-- BEGIN --
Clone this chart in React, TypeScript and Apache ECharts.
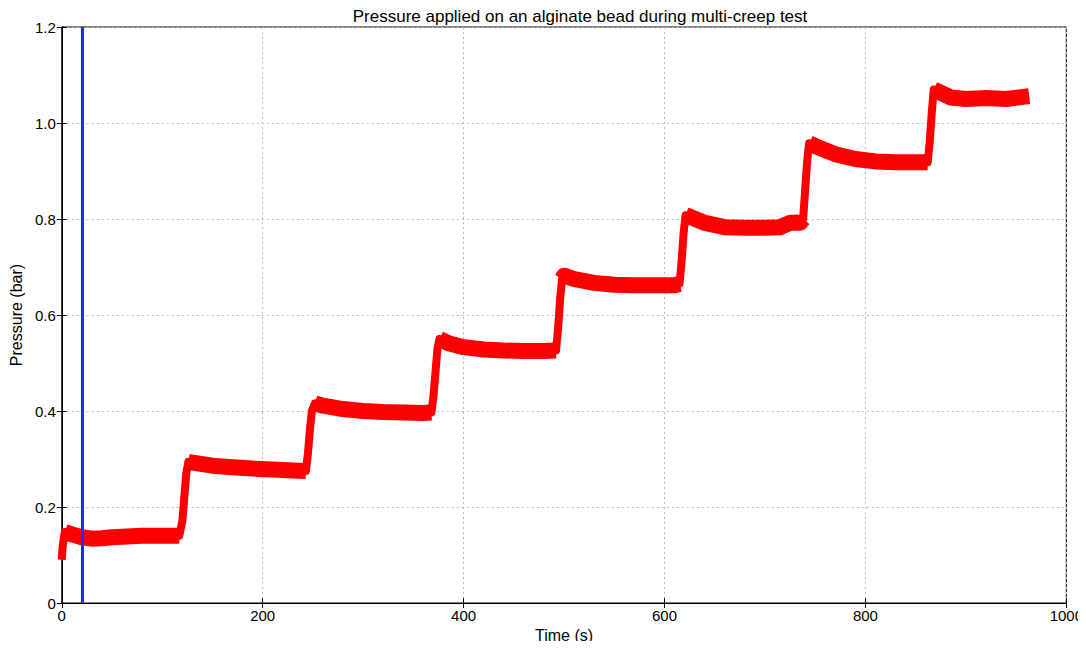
import React, { useEffect, useRef } from "react";
import * as echarts from "echarts";

const times = [0, 1, 3, 10, 20, 30, 40, 50, 60, 70, 80, 90, 100, 110, 117, 120, 122, 124, 126, 135, 150, 170, 190, 210, 230, 243, 245, 247, 249, 252, 260, 280, 300, 320, 340, 360, 368, 370, 372, 374, 376, 385, 400, 420, 440, 460, 480, 492, 494, 496, 498, 500, 510, 530, 550, 570, 590, 610, 615, 617, 619, 621, 625, 640, 660, 680, 700, 715, 725, 735, 738, 740, 742, 744, 750, 770, 790, 810, 830, 850, 862, 864, 866, 868, 875, 885, 900, 920, 940, 955, 963];
const pressures = [0.09, 0.12, 0.148, 0.143, 0.137, 0.134, 0.135, 0.137, 0.138, 0.139, 0.14, 0.14, 0.14, 0.14, 0.14, 0.17, 0.22, 0.27, 0.294, 0.291, 0.286, 0.283, 0.28, 0.278, 0.276, 0.275, 0.31, 0.36, 0.4, 0.416, 0.411, 0.404, 0.4, 0.398, 0.397, 0.396, 0.397, 0.43, 0.48, 0.53, 0.55, 0.541, 0.533, 0.528, 0.526, 0.525, 0.525, 0.526, 0.57, 0.63, 0.675, 0.682, 0.675, 0.667, 0.663, 0.662, 0.662, 0.662, 0.665, 0.71, 0.77, 0.808, 0.805, 0.792, 0.783, 0.782, 0.782, 0.783, 0.792, 0.792, 0.8, 0.86, 0.92, 0.958, 0.952, 0.935, 0.925, 0.92, 0.918, 0.918, 0.918, 0.96, 1.02, 1.07, 1.063, 1.053, 1.05, 1.052, 1.05, 1.054, 1.056];
const markerTime = 20;
const xTicks = [0, 200, 400, 600, 800, 1000];
const yTicks = [0, 0.2, 0.4, 0.6, 0.8, 1.0, 1.2];

const FONT = "Liberation Sans";

export default function App() {
  const ref = useRef<HTMLDivElement>(null);
  useEffect(() => {
    const chart = echarts.init(ref.current!, null, { renderer: "svg" });
    const data = times.map((t, i) => [t, pressures[i]]);
    const steep = (i: number) =>
      Math.abs(pressures[i + 1] - pressures[i]) / (times[i + 1] - times[i]) > 0.005;
    const plateau: any[] = [];
    for (let i = 0; i < times.length - 1; i++) {
      if (!steep(i)) {
        const last = plateau[plateau.length - 1];
        if (!last || last === "-" || last[0] !== times[i]) {
          if (last && last !== "-") plateau.push("-");
          plateau.push([times[i], pressures[i]]);
        }
        plateau.push([times[i + 1], pressures[i + 1]]);
      }
    }
    chart.setOption({
      animation: false,
      title: {
        text: "Pressure applied on an alginate bead during multi-creep test",
        left: 575,
        textAlign: "center",
        top: 3,
        textStyle: { fontFamily: FONT, fontSize: 17, fontWeight: "normal", color: "#000" },
      },
      grid: { left: 60, right: 16, top: 27, bottom: 46, show: true, borderColor: "#000", borderWidth: 1 },
      xAxis: [
        {
          type: "value",
          min: xTicks[0],
          max: xTicks[xTicks.length - 1],
          interval: 200,
          name: "Time (s)",
          nameLocation: "middle",
          nameGap: 18,
          nameTextStyle: { fontFamily: FONT, fontSize: 16, color: "#000" },
          axisLine: { lineStyle: { color: "#000" } },
          axisTick: { inside: true, length: 5, lineStyle: { color: "#000" } },
          axisLabel: { fontFamily: FONT, fontSize: 15, color: "#000", margin: 5, formatter: (v: number) => String(v) },
          splitLine: { show: true, lineStyle: { color: "#bbb", type: [2, 3] } },
        },
        {
          type: "value",
          position: "top",
          min: xTicks[0],
          max: xTicks[xTicks.length - 1],
          interval: 200,
          axisLine: { lineStyle: { color: "#000" } },
          axisTick: { inside: true, length: 5, lineStyle: { color: "#000" } },
          axisLabel: { show: false },
          splitLine: { show: false },
        },
      ],
      yAxis: [
        {
          type: "value",
          min: yTicks[0],
          max: yTicks[yTicks.length - 1],
          interval: 0.2,
          name: "Pressure (bar)",
          nameLocation: "middle",
          nameGap: 33,
          nameTextStyle: { fontFamily: FONT, fontSize: 16, color: "#000" },
          axisLine: { show: true, lineStyle: { color: "#000" } },
          axisTick: { show: true, inside: true, length: 5, lineStyle: { color: "#000" } },
          axisLabel: {
            fontFamily: FONT,
            fontSize: 15,
            color: "#000",
            margin: 6,
            formatter: (v: number) => (v === 0 ? "0" : v.toFixed(1)),
          },
          splitLine: { show: true, lineStyle: { color: "#bbb", type: [2, 3] } },
        },
        {
          type: "value",
          position: "right",
          min: yTicks[0],
          max: yTicks[yTicks.length - 1],
          interval: 0.2,
          axisLine: { show: true, lineStyle: { color: "#000" } },
          axisTick: { show: true, inside: true, length: 5, lineStyle: { color: "#000" } },
          axisLabel: { show: false },
          splitLine: { show: false },
        },
      ],
      series: [
        {
          type: "line",
          data,
          showSymbol: false,
          symbol: "none",
          lineStyle: { color: "#ff0000", width: 8, join: "round", cap: "butt" },
          z: 3,
        },
        {
          type: "line",
          data: plateau,
          connectNulls: false,
          showSymbol: false,
          symbol: "none",
          lineStyle: { color: "#ff0000", width: 16, join: "round", cap: "butt" },
          z: 3,
        },
        {
          type: "line",
          data: [],
          markLine: {
            silent: true,
            symbol: "none",
            label: { show: false },
            lineStyle: { color: "#1a2cff", width: 3, type: "solid" },
            data: [{ xAxis: markerTime }],
          },
          z: 4,
        },
      ],
    });
    return () => chart.dispose();
  }, []);
  return <div ref={ref} style={{ width: 1086, height: 649, margin: -8 }} />;
}
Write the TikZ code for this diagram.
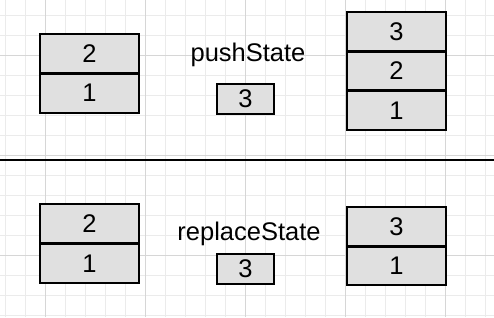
\documentclass[tikz,border=0pt]{standalone}
\usepackage{fontspec}
\setmainfont{Liberation Sans}
\usetikzlibrary{positioning}
\definecolor{cellgray}{HTML}{E0E0E0}
\definecolor{gridminor}{HTML}{EBEBEB}
\definecolor{gridmajor}{HTML}{D6D6D6}
\begin{document}
\begin{tikzpicture}[x=1pt,y=-1pt,
    cell/.style={draw, line width=2.2pt, fill=cellgray, minimum width=99pt,
      minimum height=39.5pt, inner sep=0pt, outer sep=0pt,
      font=\fontsize{25.5}{25.5}\selectfont},
    newcell/.style={cell, minimum width=57pt, minimum height=30pt},
    divider/.style={line width=3.4pt},
    method/.style={anchor=base, inner sep=0pt, font=\fontsize{25.5}{25.5}\selectfont}]
        \useasboundingbox (0,0) rectangle (494,317);
        % Quadricula de fons
        \foreach \x in {5,25,...,485} \draw[gridminor, line width=0.8pt] (\x,0) -- (\x,317);
        \foreach \y in {15,35,...,315} \draw[gridminor, line width=0.8pt] (0,\y) -- (494,\y);
        \foreach \x in {45,145,...,445} \draw[gridmajor, line width=0.8pt] (\x,0) -- (\x,317);
        \foreach \y in {55,155,255} \draw[gridmajor, line width=0.8pt] (0,\y) -- (494,\y);

        % pushState: s'afegeix una entrada nova
        \node[cell] (pushold2) at (89.5,53.5) {2};
        \node[cell] (pushold1) at (89.5,93) {1};
        \node[method] (push) at (248,61) {pushState};
        \node[newcell] (pushnew) at (245.5,99) {3};
        \node[cell] (pushres3) at (396.5,31.5) {3};
        \node[cell] (pushres2) at (396.5,71) {2};
        \node[cell] (pushres1) at (396.5,110.5) {1};
        \draw[divider] (pushold2.south west) -- (pushold2.south east);
        \draw[divider] (pushres3.south west) -- (pushres3.south east);
        \draw[divider] (pushres2.south west) -- (pushres2.south east);

        % Linia separadora
        \coordinate (sepL) at (0,160);
        \coordinate (sepR) at (494,160);
        \draw[line width=2.2pt] (sepL) -- (sepR);

        % replaceState: es substitueix l'entrada actual
        \node[cell] (repold2) at (89.5,224) {2};
        \node[cell] (repold1) at (89.5,263.5) {1};
        \node[method] (replace) at (249,240) {replaceState};
        \node[newcell] (repnew) at (245.5,269) {3};
        \node[cell] (represult3) at (396.5,226.5) {3};
        \node[cell] (represult1) at (396.5,265.5) {1};
        \draw[divider] (repold2.south west) -- (repold2.south east);
        \draw[divider] (represult3.south west) -- (represult3.south east);
    \end{tikzpicture}
\end{document}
-- END --
§ **Short task**: From the top of the listing above, repeat each line exactly until you reach the line containing "import * as", and repeat that one too. Leave the pictures out.

§ **Response**:
Clone this chart in React, TypeScript and Apache ECharts.
import React, { useEffect, useRef } from "react";
import * as echarts from "echarts";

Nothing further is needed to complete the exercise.